> Anyone know what this is about?
I doubt any of us here is chemist-enough to fully understand it.
Straight Nitrogen is pretty inert.
But the PR says "Nitrogen is a key element of the active cleaning molecule.."... it's not just straight Nitrogen (would not stay in the liquid anyway).
Nitrogen compounds run from NOx which irritate the lungs, to Ammonia NH3 which is good for cleaning glass, also tobacco stain, to ammonium nitrate NH4NO3 which aside from being good fertilizer can be used in a formula to "clean" rock and buildings (coal-mining, Oklahoma City bomb).
So where did they stick that N? Is it an actual change in engine fuel? Or did the PR department take a small riff and blow it up into a fugue?
One particular point: Pure Nitrogen is quite inert at normal temperature but DOES get active at high temperature, and specifically at engine combustion temperature. The "NOx" in your smog-ticket is just atmospheric N and O plus about 1,400 deg heat. Since NOx was a major problem in Los Angeles circa 1960, engine controls seek to limit peak combustion temperature. Even though a heat-engine should peak as hot as the pistons can stand, NOx production limits what we can accept.

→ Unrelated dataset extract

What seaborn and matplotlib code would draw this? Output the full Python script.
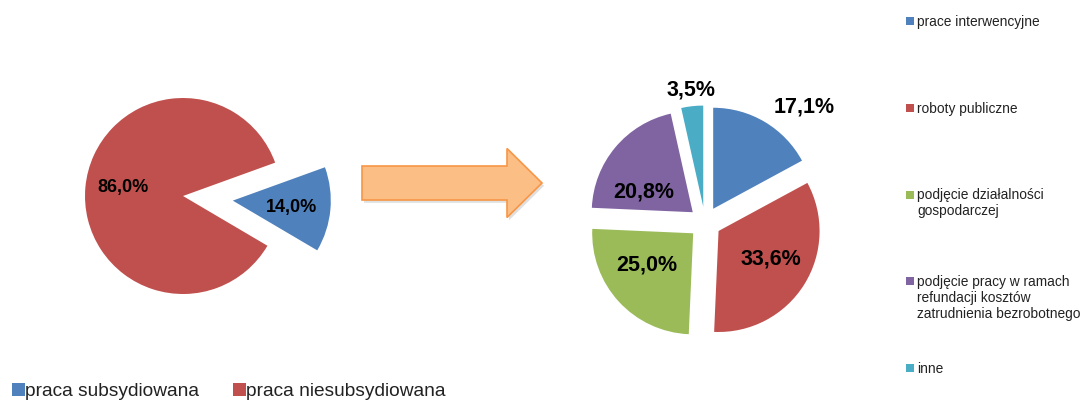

Conversely, maybe Shell has found an N-molecule which is passive until it meets the combustion.
> I wonder what it will do to older car engines and cats
Not real worried. Surely Shell chemists (some of the world's best) know what they are doing. Shell would not offer it so generally if there was risk of real harm.
"tested ... more than a half-million miles ... newer vehicles with low mileage, and older vehicles with high mileage."

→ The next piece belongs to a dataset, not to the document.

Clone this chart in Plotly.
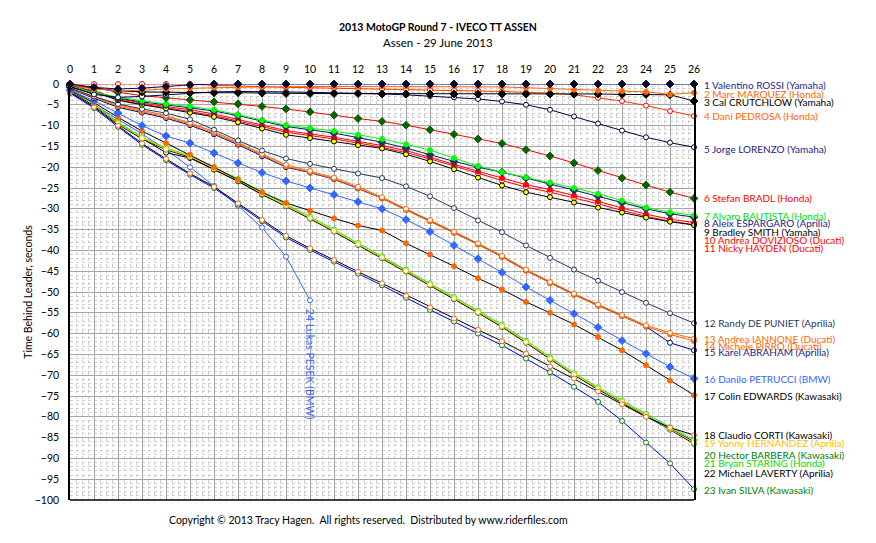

> i just think it's another marketing gimmick really.
Yes. You take a little feature like olive-oil coupling-caps, and blow it up into an Audio Revolution. Hey, most products ARE awful dull, change little from one year to the next. Those PR guys have to find excitement where they can.
> I've never actually seen an engine with those crazy carbon deposits
I have. But I've never seen enough carbon in the chamber to increase compression ratio significantly, although that was a problem in the 1920s. You can have a flake of carbon initiate pinging; but with modern fuels on older engines, a few full-bore bursts usually burns it off. Never seen so much carbon on a valve that it would reduce airflow. I sure have seen 1960s engines so full of OIL sludge that they had major problems... but that's not really a gasoline thing.

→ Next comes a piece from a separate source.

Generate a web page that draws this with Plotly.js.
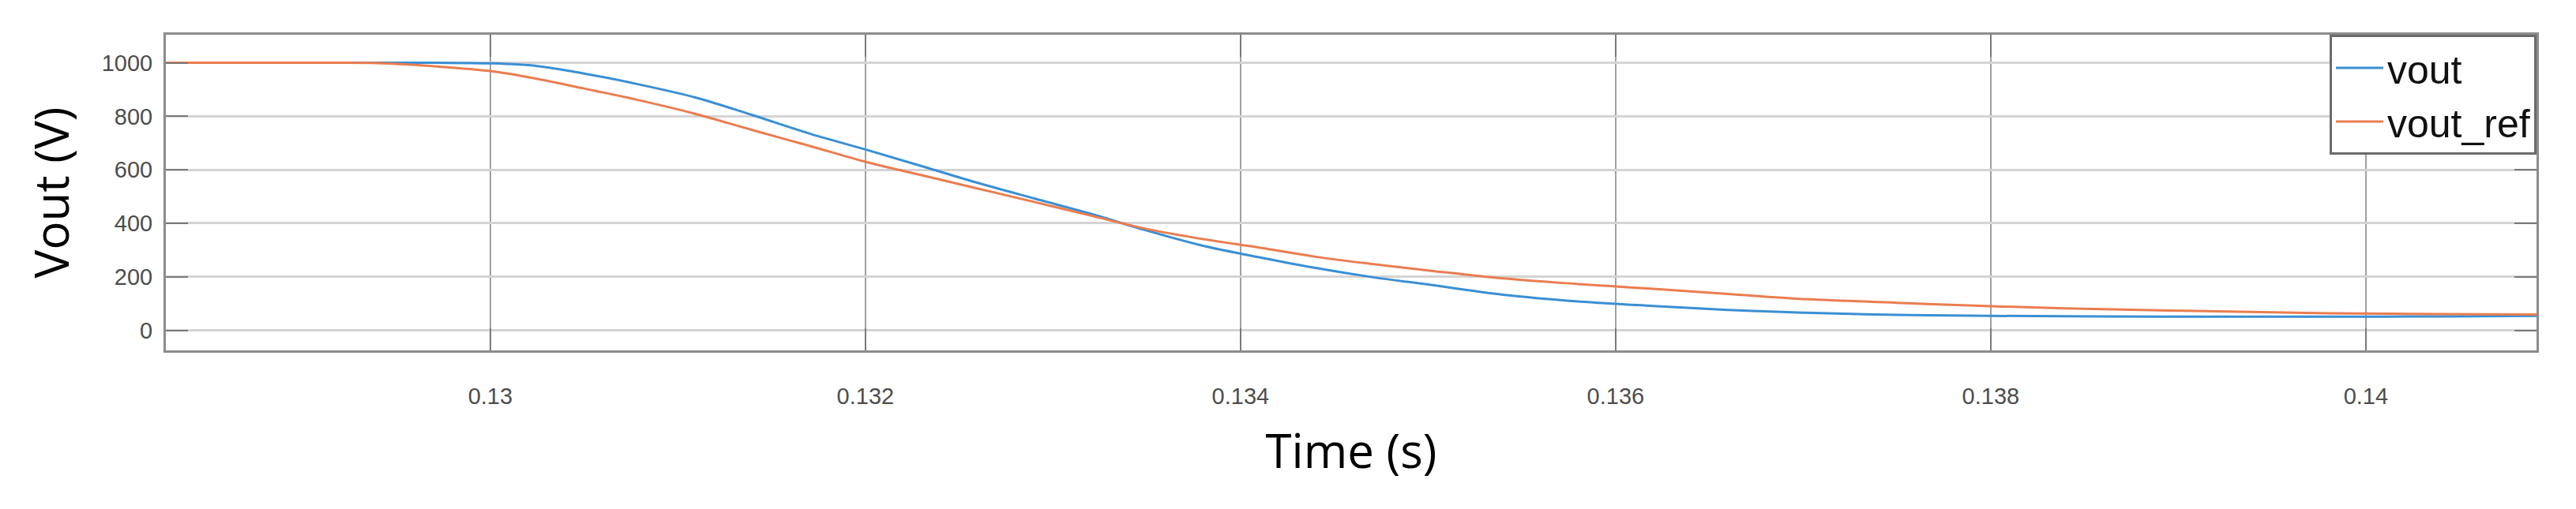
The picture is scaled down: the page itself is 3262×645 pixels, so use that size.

Apparently it can happen that fuel injectors lose capacity. On any modern ECU car, up to a point, this is corrected by the ECU applying longer injection pulses to get a happy tailpipe mix. When the nozzle gets real-clogged, the ECU can't make happy-mix at full throttle high RPM... then it will set the Check Engine light and you will fail your next smog-inspection.
But seems to me that clogged injectors are the Gas Company's Problem. Actually the way they make gasoline now the stuff is probably very-very-clean at the refinery. But crud sneaks in throughout the distribution process. Heck, I've seen used oil poured into the gasoline tanks; even done it myself. So gasoline company detergents are self-defense against their own distribution problems.
I would not cross the street to buy, or not-buy, Shell.
I do try to buy where the station appears to be tightly controlled by a major oil company. Sloppy dirty may be a little more likely at the no-name stations.